Dataset extract:

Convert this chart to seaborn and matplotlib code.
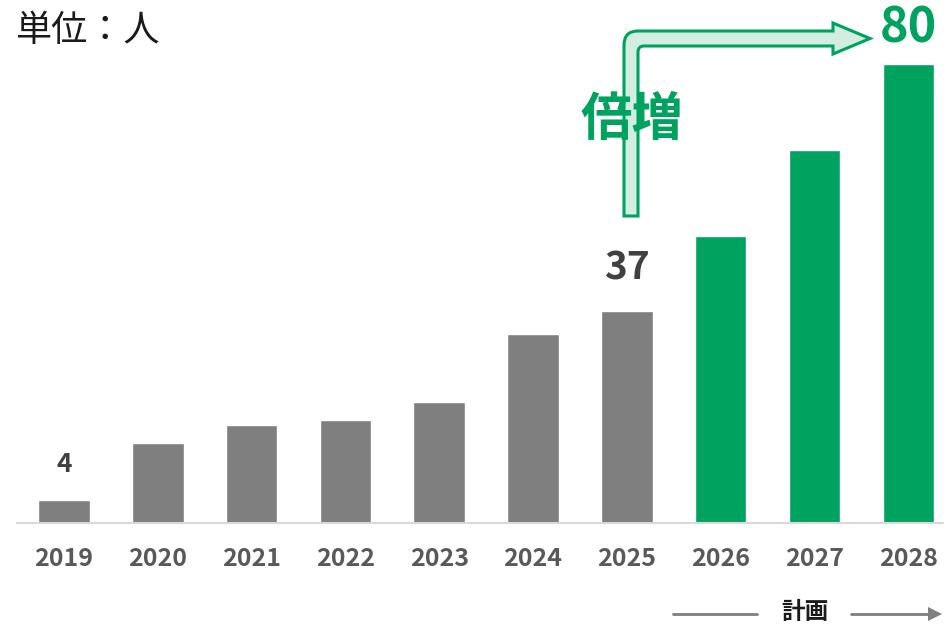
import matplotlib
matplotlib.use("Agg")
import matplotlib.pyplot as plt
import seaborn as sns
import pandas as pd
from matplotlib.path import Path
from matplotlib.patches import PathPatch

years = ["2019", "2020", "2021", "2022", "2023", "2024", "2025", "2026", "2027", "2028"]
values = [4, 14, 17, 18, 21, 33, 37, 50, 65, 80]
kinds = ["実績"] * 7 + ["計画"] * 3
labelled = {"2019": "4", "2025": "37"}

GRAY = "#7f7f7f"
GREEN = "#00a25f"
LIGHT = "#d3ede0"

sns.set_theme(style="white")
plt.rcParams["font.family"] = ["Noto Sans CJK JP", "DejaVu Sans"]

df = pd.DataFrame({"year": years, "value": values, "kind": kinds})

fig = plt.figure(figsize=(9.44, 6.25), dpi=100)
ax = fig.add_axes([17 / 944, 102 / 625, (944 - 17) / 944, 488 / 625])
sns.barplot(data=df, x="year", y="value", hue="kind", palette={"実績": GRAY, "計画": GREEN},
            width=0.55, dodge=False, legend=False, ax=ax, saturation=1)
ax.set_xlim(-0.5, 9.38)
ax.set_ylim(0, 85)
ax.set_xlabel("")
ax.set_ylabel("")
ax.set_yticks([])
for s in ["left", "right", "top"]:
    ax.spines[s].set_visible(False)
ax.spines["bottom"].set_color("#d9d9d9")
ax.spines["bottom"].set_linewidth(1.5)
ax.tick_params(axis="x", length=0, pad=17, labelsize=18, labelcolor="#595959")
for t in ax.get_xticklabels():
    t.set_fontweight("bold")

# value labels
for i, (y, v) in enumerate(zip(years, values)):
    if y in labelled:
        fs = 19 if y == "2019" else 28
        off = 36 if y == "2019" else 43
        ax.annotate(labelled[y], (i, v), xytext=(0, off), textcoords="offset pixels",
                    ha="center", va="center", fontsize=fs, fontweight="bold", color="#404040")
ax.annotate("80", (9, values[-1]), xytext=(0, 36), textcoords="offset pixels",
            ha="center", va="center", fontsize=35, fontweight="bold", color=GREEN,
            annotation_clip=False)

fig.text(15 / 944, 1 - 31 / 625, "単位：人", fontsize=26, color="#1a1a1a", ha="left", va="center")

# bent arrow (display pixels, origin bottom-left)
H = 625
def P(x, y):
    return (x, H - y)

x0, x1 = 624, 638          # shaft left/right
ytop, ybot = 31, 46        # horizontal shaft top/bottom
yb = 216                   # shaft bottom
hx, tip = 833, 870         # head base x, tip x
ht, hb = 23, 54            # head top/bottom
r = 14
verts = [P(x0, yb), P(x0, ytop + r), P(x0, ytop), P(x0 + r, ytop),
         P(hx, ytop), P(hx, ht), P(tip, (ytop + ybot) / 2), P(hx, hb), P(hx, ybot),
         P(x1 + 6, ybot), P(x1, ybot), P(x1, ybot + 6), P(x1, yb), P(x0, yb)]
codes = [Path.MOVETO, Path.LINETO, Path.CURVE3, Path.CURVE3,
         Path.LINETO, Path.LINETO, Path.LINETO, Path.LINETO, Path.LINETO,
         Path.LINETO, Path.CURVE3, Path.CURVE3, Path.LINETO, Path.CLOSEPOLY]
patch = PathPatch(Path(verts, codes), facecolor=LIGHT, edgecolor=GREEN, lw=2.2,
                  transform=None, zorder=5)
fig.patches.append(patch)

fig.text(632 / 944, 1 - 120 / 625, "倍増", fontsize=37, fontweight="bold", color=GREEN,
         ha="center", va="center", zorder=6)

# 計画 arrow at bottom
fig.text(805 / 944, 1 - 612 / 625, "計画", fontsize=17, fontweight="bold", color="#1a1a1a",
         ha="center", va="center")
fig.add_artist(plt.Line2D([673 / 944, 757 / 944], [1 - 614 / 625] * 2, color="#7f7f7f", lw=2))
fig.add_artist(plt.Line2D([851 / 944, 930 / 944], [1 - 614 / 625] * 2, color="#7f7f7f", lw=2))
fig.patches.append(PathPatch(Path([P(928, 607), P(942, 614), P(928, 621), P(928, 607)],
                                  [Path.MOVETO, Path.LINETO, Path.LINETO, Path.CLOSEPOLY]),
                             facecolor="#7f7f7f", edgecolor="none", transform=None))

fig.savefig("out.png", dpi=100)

Requirements:
Find every line above that contains the word "matplotlib", and return each one.

Written answer:
Convert this chart to seaborn and matplotlib code.
import matplotlib
matplotlib.use("Agg")
import matplotlib.pyplot as plt
from matplotlib.path import Path
from matplotlib.patches import PathPatch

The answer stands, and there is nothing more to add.